Syntax error in ternary if-else statement

Question

We can use if-else like this:

statement if condition else statement

but there are some problems here and I can't understand why.

1. If I run count += 1 if True else l = [] (count is defined already), then it raises an error:

    File "<ipython-input-5-d65dfb3e9f1c>", line 1
    count += 1 if True else l = []
                              ^
    SyntaxError: invalid syntax
   

   Can we not assign a value after else?

2. When I run count += 1 if False else l.append(count+1) (note: count = 0, l = []), an error will be raised:

    TypeError    Traceback (most recent call last)
    <ipython-input-38-84cb28b02a03> in <module>()
    ----> 1 count += 1 if False else l.append(count+1)
   
    TypeError: unsupported operand type(s) for +=: 'int' and 'NoneType'
   

   and the result of l is [1].

Using the same conditions, if I use an if-else block, there are no errors.

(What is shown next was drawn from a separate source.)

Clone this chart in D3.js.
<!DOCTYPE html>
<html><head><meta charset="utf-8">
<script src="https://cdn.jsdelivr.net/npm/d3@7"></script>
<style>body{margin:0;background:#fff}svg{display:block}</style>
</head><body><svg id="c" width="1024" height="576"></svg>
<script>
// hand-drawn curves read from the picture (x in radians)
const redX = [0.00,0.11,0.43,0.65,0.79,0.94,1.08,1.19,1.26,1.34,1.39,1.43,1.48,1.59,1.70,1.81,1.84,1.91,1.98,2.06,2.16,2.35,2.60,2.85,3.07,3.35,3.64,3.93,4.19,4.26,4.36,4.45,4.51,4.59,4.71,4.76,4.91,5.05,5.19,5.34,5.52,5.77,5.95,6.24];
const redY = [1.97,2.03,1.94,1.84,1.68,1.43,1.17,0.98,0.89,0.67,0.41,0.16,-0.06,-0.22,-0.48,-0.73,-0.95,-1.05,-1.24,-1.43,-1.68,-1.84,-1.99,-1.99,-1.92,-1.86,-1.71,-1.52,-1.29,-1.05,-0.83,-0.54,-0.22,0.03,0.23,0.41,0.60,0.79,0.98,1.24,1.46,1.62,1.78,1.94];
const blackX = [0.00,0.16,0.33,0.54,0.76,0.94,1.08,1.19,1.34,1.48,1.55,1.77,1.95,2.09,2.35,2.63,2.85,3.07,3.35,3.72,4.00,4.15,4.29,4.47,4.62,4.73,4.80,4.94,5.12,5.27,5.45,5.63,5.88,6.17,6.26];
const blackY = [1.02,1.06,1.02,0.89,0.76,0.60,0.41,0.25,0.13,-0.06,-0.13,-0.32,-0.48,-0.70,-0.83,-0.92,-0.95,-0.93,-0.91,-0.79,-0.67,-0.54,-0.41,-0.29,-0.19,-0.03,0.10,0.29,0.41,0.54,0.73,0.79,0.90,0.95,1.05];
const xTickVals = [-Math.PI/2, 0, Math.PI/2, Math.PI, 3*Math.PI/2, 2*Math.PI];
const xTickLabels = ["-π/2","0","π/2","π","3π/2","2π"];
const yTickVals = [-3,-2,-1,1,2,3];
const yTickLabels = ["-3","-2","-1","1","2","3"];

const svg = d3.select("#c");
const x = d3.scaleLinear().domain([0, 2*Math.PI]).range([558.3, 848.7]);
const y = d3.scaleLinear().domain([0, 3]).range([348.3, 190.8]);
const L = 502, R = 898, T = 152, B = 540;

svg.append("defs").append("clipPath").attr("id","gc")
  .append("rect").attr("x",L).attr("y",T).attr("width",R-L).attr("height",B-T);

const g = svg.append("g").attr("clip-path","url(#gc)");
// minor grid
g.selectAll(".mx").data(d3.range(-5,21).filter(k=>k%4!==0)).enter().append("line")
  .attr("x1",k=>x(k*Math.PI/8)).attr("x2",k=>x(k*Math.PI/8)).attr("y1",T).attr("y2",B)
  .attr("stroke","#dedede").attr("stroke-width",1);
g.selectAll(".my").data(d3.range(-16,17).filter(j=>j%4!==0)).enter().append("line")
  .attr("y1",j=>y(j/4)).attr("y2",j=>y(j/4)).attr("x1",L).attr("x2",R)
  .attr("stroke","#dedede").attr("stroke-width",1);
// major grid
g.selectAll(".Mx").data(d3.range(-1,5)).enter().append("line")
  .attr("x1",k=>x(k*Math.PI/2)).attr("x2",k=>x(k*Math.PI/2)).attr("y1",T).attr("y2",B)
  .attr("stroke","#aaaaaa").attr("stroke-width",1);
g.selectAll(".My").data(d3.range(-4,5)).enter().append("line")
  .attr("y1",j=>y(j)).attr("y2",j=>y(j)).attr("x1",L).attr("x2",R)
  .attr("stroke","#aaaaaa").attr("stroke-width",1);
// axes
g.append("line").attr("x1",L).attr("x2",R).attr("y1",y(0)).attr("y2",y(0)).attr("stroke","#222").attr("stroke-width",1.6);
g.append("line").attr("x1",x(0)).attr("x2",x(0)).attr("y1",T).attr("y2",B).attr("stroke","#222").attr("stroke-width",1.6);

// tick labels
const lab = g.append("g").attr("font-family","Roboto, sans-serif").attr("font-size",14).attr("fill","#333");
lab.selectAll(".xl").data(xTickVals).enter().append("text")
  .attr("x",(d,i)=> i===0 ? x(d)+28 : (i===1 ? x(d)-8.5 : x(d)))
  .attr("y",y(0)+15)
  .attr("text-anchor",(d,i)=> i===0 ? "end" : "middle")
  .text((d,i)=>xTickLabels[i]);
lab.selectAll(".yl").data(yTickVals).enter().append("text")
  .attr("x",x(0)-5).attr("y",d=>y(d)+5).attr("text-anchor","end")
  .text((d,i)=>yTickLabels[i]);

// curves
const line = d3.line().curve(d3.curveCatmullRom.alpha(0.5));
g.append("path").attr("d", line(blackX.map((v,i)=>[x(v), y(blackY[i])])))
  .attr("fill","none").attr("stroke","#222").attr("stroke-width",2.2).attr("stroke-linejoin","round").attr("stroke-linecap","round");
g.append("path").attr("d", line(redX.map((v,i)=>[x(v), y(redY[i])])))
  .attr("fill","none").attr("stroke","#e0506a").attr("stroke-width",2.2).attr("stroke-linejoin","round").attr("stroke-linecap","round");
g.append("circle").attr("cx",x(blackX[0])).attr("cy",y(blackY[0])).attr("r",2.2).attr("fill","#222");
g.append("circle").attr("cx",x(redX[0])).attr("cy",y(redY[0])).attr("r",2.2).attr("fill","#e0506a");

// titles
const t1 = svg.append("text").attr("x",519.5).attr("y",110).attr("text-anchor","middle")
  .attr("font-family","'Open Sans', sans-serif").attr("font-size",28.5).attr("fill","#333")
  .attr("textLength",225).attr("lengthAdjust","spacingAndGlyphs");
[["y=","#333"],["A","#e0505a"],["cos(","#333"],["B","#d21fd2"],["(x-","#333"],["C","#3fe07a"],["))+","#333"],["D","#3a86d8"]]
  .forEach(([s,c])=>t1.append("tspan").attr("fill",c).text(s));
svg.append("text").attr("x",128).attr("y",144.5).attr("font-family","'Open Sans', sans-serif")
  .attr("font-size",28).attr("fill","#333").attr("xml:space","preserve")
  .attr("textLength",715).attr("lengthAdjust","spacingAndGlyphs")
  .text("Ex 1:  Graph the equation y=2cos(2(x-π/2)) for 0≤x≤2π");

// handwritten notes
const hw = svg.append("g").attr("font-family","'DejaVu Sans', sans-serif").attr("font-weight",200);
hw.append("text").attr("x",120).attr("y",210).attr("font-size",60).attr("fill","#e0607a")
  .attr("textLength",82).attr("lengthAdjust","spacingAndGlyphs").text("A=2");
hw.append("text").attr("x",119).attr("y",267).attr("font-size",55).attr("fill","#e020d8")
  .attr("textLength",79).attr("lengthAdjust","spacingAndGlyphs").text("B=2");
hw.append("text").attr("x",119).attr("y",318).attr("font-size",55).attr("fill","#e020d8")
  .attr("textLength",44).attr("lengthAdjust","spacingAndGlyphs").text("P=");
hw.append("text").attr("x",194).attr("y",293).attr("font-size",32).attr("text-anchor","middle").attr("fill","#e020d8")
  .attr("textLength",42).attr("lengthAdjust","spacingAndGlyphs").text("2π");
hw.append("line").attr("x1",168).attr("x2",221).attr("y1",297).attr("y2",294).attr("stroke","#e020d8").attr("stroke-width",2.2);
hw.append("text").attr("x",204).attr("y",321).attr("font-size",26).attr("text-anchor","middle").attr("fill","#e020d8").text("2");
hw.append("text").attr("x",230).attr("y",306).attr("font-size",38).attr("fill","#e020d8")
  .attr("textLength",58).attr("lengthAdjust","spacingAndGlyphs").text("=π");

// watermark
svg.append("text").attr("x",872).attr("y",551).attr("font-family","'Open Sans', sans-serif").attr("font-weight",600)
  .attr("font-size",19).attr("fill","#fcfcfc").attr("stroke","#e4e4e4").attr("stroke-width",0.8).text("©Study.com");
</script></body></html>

Can you explain the difference?

Answer 1

The "conditional expression" A if C else B is not a one-line version of the if/else statement if C: A; else: B, but something entirely different. The first will evaluate the expressions A or B and then return the result, whereas the latter will just execute either of the statements A or B.

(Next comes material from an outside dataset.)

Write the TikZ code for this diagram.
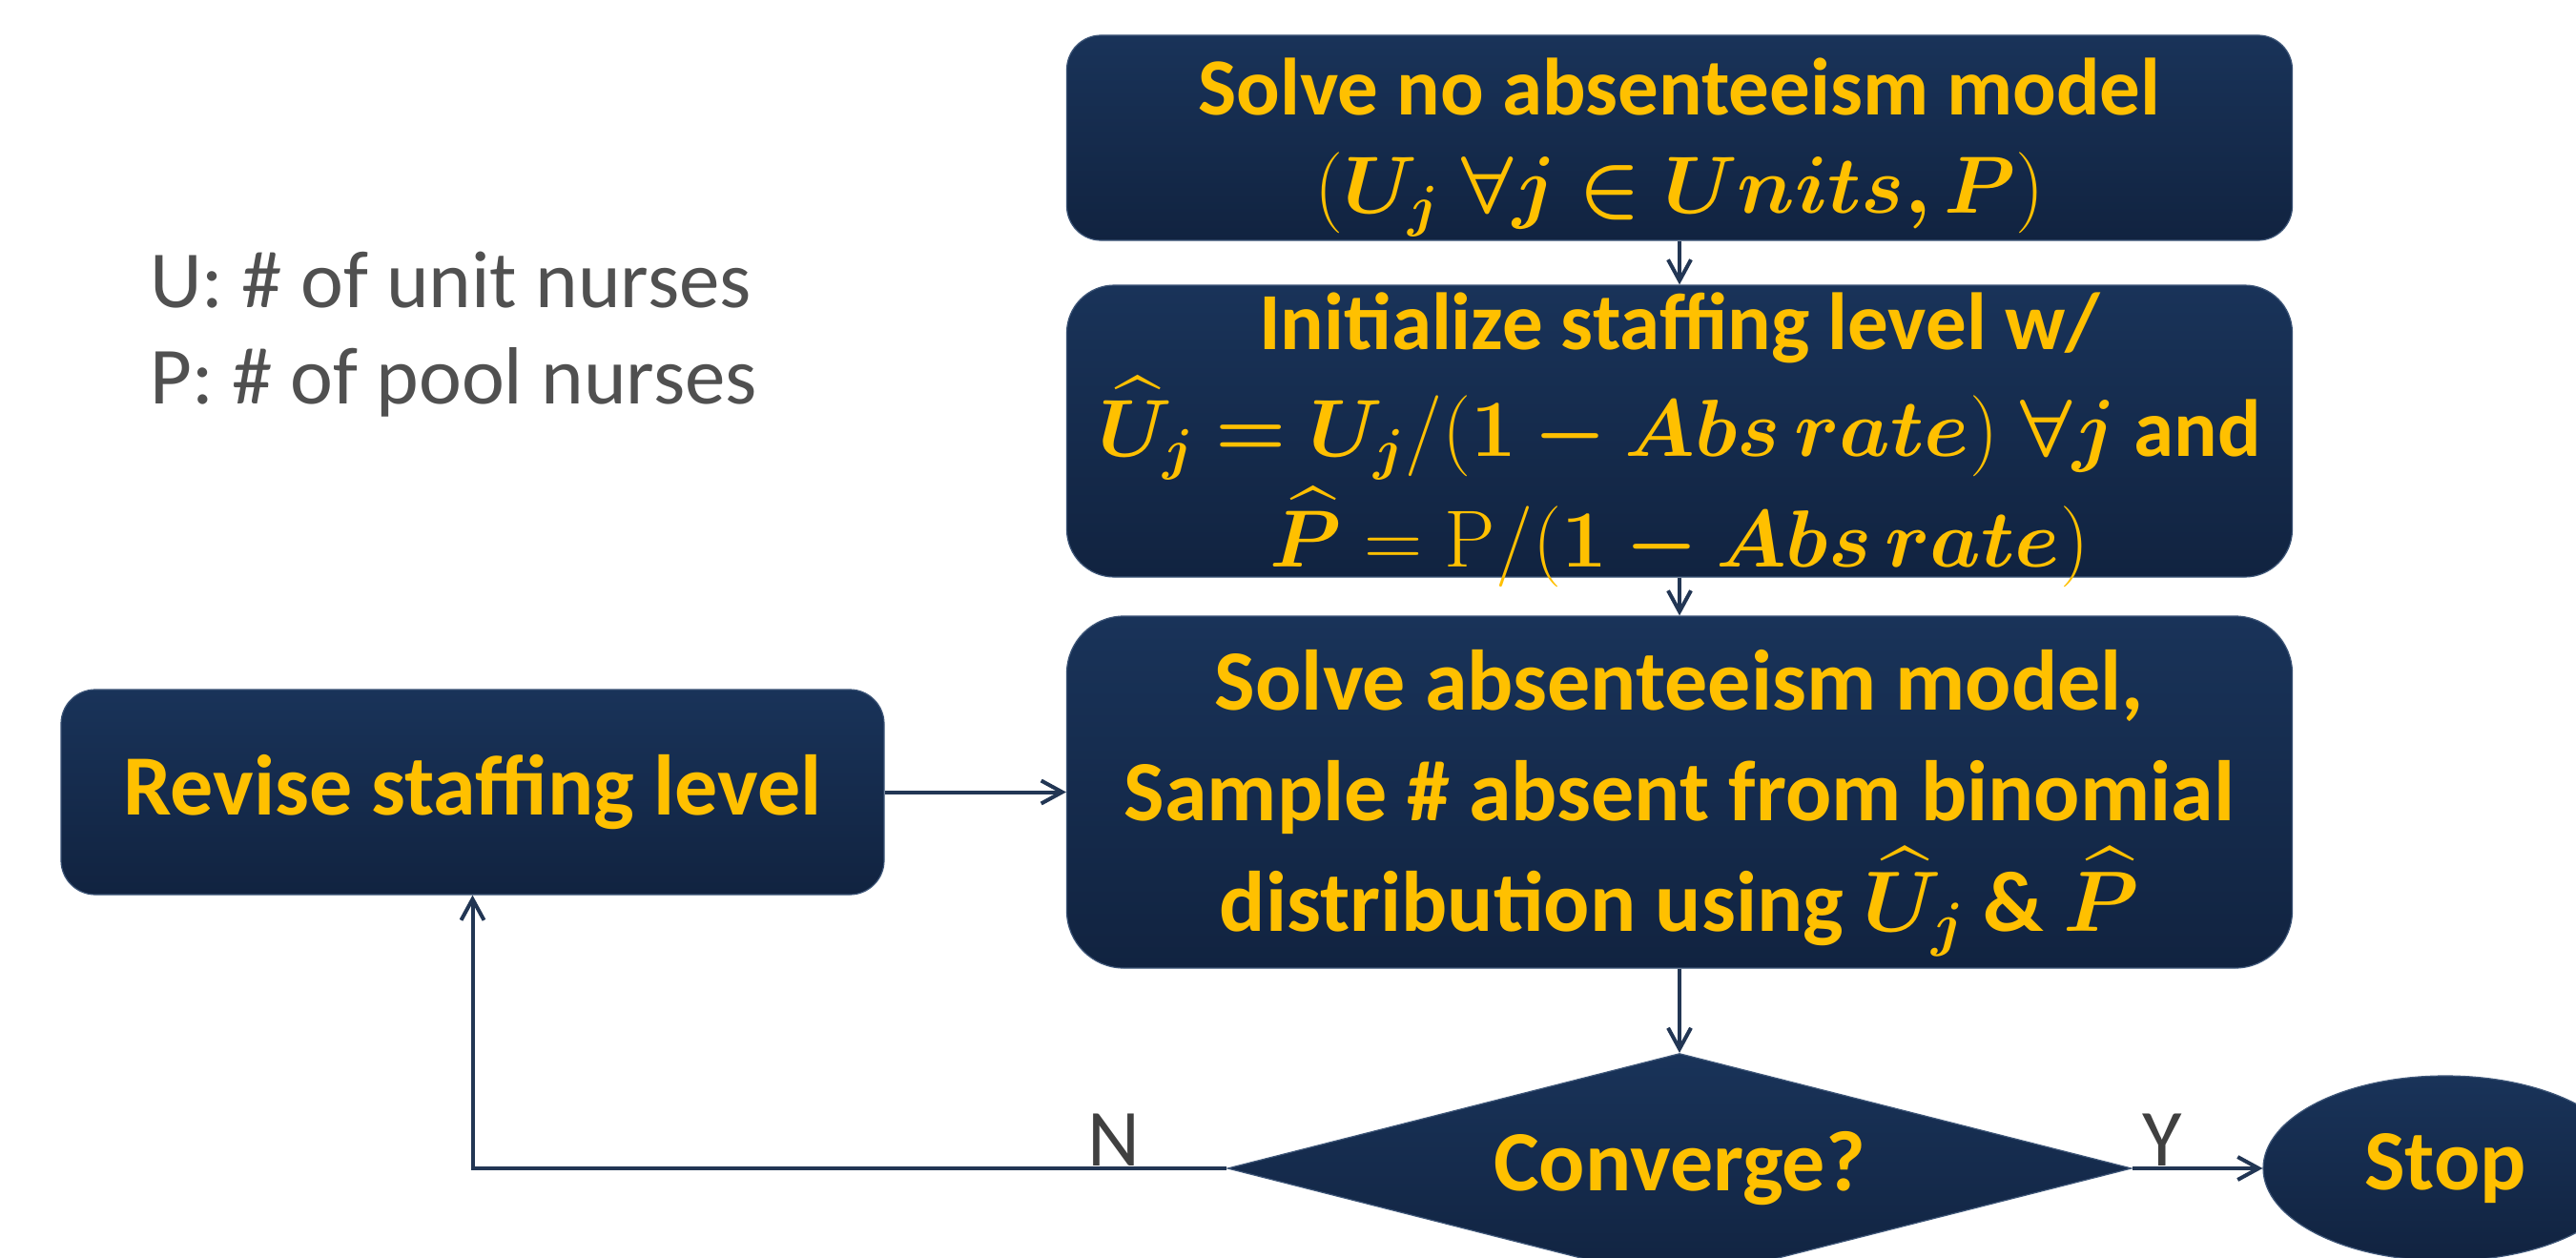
\documentclass[tikz,border=0pt]{standalone}
\usepackage{fix-cm}
\usepackage{amsmath,amssymb}
\usepackage{bm}
\usepackage{fontspec}
\newfontfamily\carlito{Carlito}
\usetikzlibrary{shapes.geometric,arrows.meta}
\definecolor{navytop}{RGB}{25,51,89}
\definecolor{navybot}{RGB}{17,35,64}
\definecolor{navyedge}{RGB}{62,86,120}
\definecolor{gold}{RGB}{255,192,0}
\definecolor{connc}{RGB}{34,54,84}
\definecolor{labgray}{RGB}{64,64,64}
\definecolor{leggray}{RGB}{80,80,80}
\newcommand\myboxfont{\carlito\bfseries\fontsize{85}{103}\selectfont}
\newcommand\myboxfontB{\carlito\bfseries\fontsize{85}{112}\selectfont}
\newcommand\myboxfontL{\carlito\bfseries\fontsize{90}{116}\selectfont}
\newcommand\mylabfont{\carlito\fontsize{85}{101}\selectfont}
\newcommand\topstrut[1]{\rule{0pt}{#1}}
\tikzset{
  flowbox/.style={draw=navyedge, line width=1.2pt, top color=navytop, bottom color=navybot,
    text=gold, font=\myboxfont, align=center, inner sep=0pt},
  boxtext/.style={text=gold, align=center, inner sep=0pt},
  connector/.style={draw=connc, line width=4pt,
    -{Straight Barb[length=22pt,width=24pt]}},
  lab/.style={text=labgray, font=\mylabfont, inner sep=0pt},
  legend/.style={text=leggray, font=\mylabfont, inner sep=0pt, anchor=base west}
}
\begin{document}
\begin{tikzpicture}[x=1pt,y=-1pt]
\clip (0,0) rectangle (2701,1319);
\fill[white] (0,0) rectangle (2701,1319);

% legend
\node[legend] (legU) at (157,322) {U: \# of unit nurses};
\node[legend] (legP) at (157,423) {P: \# of pool nurses};

% boxes
\node[flowbox, rounded corners=36pt, minimum width=1285pt, minimum height=215pt] (solve0) at (1761,144.5)
  {\topstrut{80pt}Solve no absenteeism model\\ $(\bm{U_j\;\forall j\in Units,P})$};
\node[flowbox, rounded corners=50pt, minimum width=1285pt, minimum height=306pt] (init) at (1761,452) {};
\node[boxtext, font=\myboxfontB] (inittxt) at (1761,461)
  {Initialize staffing level w/\\
   $\bm{\widehat{U}_j = U_j}/(\bm{1 - Abs\,rate})\;\bm{\forall j}$ and\\[4pt]
   $\bm{\widehat{P}} = \mathrm{P}/(\bm{1 - Abs\,rate})$};
\node[flowbox, font=\myboxfontL, rounded corners=60pt, minimum width=1285pt, minimum height=369pt] (solveabs) at (1761,830.5)
  {\topstrut{86pt}Solve absenteeism model,\\ Sample \# absent from binomial\\ distribution using $\bm{\widehat{U}_j}$ \& $\bm{\widehat{P}}$};
\node[flowbox, font=\myboxfontL, rounded corners=36pt, minimum width=863pt, minimum height=215pt] (revise) at (495.5,830.5)
  {Revise staffing level};
\node[flowbox, font=\myboxfontL, diamond, aspect=3.95, minimum width=948pt, minimum height=241pt] (conv) at (1761,1225)
  {Converge?};
\node[flowbox, font=\myboxfontL, ellipse, minimum width=382pt, minimum height=194pt] (stop) at (2564,1225)
  {Stop};

% connectors
\draw[connector] (solve0) -- (init);
\draw[connector] (init) -- (solveabs);
\draw[connector] (solveabs) -- (conv);
\draw[connector] (conv) -- (stop);
\draw[connector] (conv.west) -| (revise.south);
\draw[connector] (revise) -- (solveabs);

% labels
\node[lab, anchor=base] (nlab) at (1168,1222) {N};
\node[lab, anchor=base] (ylab) at (2267,1222) {Y};
\end{tikzpicture}
\end{document}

More clearly, count += 1 if True else l = [] is not (count += 1) if True else (l = []), but count += (1 if True else l = []), but l = [] is not an expression, hence the syntax error.

Likewise, count += 1 if False else l.append(count+1) is not (count += 1) if False else (l.append(count+1)) but count += (1 if False else l.append(count+1)). Syntactically, this is okay, but append returns None, which can not be added to count, hence the TypeError.